TO DO >>
State how many lines of the entries below hold the word "script"; reply with nothing but the number.

-- BEGIN GIVEN RECORDS --

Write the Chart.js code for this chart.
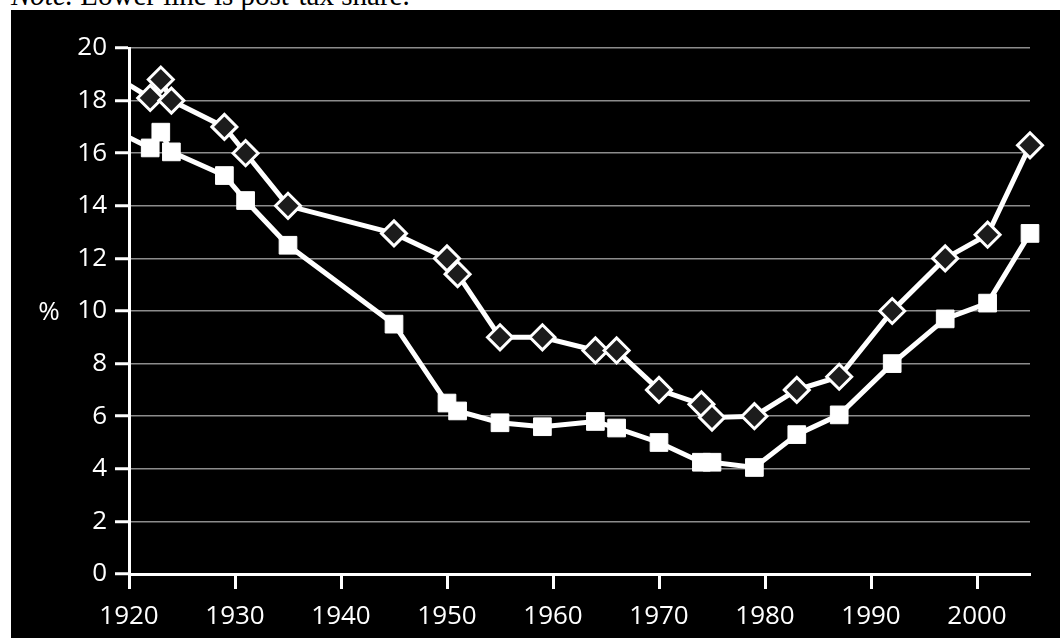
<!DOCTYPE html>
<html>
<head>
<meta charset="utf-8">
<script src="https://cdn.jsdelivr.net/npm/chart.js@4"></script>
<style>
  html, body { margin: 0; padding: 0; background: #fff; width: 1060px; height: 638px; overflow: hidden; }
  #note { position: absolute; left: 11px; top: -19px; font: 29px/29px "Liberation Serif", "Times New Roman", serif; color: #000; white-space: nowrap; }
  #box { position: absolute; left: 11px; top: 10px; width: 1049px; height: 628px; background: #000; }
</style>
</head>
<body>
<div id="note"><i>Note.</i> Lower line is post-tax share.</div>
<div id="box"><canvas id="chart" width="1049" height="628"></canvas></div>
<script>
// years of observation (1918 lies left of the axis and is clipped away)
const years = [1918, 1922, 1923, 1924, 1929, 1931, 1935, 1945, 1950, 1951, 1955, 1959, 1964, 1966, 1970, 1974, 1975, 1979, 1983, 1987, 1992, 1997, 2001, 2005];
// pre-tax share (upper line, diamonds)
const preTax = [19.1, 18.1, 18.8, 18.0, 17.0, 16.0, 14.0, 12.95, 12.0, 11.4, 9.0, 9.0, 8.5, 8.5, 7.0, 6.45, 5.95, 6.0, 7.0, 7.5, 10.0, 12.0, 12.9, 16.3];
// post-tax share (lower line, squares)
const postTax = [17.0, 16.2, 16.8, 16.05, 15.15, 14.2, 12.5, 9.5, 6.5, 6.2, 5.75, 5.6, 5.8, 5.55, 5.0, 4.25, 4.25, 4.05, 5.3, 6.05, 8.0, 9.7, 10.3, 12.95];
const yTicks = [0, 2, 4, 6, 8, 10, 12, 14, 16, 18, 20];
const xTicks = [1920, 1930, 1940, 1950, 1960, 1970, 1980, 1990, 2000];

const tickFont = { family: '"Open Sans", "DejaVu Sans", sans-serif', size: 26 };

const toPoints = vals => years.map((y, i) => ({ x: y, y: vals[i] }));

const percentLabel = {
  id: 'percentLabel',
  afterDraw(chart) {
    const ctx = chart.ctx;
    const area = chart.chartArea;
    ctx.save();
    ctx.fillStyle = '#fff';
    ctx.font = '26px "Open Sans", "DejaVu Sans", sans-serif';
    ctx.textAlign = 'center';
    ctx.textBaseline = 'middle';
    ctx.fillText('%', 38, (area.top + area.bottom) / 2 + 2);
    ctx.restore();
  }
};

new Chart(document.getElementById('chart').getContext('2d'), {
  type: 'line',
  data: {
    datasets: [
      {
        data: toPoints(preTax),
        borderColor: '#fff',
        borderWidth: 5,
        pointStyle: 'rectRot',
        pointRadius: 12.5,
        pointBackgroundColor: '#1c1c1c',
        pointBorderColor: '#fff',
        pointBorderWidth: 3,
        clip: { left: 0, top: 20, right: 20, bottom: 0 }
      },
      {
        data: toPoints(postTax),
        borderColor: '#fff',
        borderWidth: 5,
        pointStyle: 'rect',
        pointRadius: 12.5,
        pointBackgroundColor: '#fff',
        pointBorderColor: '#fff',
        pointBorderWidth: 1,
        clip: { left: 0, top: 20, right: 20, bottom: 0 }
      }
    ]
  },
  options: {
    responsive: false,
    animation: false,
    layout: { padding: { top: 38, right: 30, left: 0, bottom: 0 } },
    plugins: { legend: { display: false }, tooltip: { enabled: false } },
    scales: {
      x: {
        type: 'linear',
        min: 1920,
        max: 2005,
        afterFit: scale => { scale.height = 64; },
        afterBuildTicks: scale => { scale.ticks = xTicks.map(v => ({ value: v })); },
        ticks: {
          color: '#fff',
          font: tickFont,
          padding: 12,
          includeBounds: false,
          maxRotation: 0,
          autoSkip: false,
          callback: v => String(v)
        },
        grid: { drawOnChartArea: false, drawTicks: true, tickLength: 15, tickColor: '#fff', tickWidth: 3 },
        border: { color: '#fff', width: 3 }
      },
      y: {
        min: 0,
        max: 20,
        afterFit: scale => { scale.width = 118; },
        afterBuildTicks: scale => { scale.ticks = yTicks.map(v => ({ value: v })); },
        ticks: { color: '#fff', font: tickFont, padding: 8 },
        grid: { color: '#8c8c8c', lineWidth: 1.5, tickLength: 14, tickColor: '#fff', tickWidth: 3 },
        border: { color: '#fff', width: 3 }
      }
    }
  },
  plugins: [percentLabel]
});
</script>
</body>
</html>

-- END GIVEN RECORDS --
-- BEGIN GIVEN RECORDS --

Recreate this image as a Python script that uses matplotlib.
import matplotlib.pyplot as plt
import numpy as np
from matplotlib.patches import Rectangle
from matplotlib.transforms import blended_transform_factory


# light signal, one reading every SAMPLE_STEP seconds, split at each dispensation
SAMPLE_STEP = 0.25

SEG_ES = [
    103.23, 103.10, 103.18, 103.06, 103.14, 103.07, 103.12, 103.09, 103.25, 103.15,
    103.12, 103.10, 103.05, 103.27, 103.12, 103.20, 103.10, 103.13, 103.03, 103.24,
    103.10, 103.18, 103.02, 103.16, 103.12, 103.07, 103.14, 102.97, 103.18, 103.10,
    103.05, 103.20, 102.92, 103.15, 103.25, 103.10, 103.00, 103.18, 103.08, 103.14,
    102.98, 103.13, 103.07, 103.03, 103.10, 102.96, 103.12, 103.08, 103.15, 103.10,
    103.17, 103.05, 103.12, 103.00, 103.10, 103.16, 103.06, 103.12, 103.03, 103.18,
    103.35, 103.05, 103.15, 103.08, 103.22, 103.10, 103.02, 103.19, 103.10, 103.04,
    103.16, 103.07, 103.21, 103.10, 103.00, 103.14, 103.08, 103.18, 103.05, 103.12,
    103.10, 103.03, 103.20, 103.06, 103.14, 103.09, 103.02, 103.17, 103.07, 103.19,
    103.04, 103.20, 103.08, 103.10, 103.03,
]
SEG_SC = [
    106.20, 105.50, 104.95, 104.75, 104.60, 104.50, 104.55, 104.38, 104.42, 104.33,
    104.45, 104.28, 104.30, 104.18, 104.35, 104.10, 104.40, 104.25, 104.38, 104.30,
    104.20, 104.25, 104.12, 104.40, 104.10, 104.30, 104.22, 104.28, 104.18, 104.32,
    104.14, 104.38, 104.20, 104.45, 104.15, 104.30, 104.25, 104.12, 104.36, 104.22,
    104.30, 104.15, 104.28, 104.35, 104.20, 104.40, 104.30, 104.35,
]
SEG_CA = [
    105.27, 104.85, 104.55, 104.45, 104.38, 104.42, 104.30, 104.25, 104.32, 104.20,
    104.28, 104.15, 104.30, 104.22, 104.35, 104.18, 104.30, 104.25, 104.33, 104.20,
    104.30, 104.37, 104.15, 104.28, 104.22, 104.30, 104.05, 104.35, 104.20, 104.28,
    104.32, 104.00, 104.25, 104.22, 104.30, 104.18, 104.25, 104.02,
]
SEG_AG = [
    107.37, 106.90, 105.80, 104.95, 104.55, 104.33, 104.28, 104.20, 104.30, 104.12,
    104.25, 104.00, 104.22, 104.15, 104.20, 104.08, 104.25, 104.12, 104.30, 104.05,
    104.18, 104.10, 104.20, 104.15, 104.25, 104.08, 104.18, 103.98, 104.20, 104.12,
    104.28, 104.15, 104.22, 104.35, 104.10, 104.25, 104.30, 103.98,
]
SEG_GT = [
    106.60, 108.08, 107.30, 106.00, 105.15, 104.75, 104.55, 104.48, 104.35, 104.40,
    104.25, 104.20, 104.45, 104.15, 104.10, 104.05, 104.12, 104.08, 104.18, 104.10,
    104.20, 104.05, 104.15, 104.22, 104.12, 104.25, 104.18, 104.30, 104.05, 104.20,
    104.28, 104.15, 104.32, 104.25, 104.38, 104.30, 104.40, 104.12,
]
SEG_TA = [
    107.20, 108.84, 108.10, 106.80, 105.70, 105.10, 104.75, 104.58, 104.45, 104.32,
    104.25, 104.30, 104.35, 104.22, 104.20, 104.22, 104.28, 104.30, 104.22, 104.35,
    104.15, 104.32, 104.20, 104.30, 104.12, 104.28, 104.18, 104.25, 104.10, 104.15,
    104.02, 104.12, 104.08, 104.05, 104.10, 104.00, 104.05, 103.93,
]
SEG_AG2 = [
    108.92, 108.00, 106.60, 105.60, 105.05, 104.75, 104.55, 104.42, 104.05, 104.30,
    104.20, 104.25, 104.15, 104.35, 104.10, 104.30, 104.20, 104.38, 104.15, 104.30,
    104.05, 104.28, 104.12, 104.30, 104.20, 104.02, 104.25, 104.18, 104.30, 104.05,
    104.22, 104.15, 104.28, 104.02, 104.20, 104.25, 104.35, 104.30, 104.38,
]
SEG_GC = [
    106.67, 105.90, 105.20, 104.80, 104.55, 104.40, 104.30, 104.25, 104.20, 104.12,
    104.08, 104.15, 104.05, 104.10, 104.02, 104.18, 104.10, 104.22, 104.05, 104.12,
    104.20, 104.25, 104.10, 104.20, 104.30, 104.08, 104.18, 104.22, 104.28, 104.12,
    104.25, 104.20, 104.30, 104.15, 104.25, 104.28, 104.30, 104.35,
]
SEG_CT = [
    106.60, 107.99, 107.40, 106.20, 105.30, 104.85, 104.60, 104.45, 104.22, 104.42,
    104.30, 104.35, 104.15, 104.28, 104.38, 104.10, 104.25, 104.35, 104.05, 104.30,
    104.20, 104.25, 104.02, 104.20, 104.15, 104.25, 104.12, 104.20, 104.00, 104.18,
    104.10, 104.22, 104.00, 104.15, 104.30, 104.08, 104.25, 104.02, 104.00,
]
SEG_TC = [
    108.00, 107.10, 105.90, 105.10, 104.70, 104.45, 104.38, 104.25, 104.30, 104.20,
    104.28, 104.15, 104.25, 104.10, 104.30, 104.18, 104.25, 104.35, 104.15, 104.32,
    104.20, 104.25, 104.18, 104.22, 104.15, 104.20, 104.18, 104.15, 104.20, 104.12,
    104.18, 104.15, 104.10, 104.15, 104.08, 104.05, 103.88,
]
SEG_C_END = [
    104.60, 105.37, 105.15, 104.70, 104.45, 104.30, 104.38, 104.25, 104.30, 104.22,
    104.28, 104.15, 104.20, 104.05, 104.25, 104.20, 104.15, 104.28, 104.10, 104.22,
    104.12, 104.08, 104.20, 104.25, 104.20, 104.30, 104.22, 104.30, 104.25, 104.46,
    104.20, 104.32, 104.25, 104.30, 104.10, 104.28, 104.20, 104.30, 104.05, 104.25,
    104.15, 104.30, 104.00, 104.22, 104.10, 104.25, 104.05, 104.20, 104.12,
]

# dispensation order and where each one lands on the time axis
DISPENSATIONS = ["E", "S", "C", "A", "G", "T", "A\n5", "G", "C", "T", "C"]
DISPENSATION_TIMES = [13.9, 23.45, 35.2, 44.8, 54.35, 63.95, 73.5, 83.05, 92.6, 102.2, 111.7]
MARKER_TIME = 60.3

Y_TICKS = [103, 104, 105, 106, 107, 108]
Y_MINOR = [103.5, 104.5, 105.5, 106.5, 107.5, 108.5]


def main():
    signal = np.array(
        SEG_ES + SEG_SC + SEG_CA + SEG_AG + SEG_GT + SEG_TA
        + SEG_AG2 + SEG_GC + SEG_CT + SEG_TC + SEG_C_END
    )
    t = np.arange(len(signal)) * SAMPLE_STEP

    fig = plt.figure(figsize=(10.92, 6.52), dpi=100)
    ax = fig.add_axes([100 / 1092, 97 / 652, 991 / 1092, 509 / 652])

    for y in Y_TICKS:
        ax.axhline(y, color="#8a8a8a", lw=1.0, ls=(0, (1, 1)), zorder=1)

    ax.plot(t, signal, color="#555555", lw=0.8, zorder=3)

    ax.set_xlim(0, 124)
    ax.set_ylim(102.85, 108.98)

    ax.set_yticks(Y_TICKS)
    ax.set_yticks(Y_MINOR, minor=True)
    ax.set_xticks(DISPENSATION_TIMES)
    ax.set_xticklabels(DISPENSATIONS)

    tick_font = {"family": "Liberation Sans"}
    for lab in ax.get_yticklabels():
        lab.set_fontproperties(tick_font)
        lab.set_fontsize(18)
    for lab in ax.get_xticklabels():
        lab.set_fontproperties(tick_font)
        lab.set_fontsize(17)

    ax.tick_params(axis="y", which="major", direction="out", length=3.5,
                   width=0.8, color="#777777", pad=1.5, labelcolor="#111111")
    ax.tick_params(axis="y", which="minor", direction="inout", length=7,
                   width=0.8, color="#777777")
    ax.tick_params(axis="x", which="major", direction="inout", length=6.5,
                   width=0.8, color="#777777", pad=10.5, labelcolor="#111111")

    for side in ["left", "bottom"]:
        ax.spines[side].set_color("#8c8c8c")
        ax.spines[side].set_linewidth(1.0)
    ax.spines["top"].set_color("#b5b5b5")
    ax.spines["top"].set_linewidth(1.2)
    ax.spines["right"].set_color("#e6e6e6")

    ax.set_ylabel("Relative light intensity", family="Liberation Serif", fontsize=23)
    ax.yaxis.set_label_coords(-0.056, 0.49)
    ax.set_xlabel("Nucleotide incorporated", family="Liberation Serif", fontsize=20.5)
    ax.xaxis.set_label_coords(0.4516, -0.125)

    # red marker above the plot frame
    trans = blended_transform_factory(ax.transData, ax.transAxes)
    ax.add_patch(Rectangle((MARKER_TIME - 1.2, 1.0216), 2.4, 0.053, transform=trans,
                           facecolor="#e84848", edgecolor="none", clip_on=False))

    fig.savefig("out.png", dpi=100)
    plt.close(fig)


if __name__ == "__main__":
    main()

-- END GIVEN RECORDS --

EXERCISE SOLUTION >>
4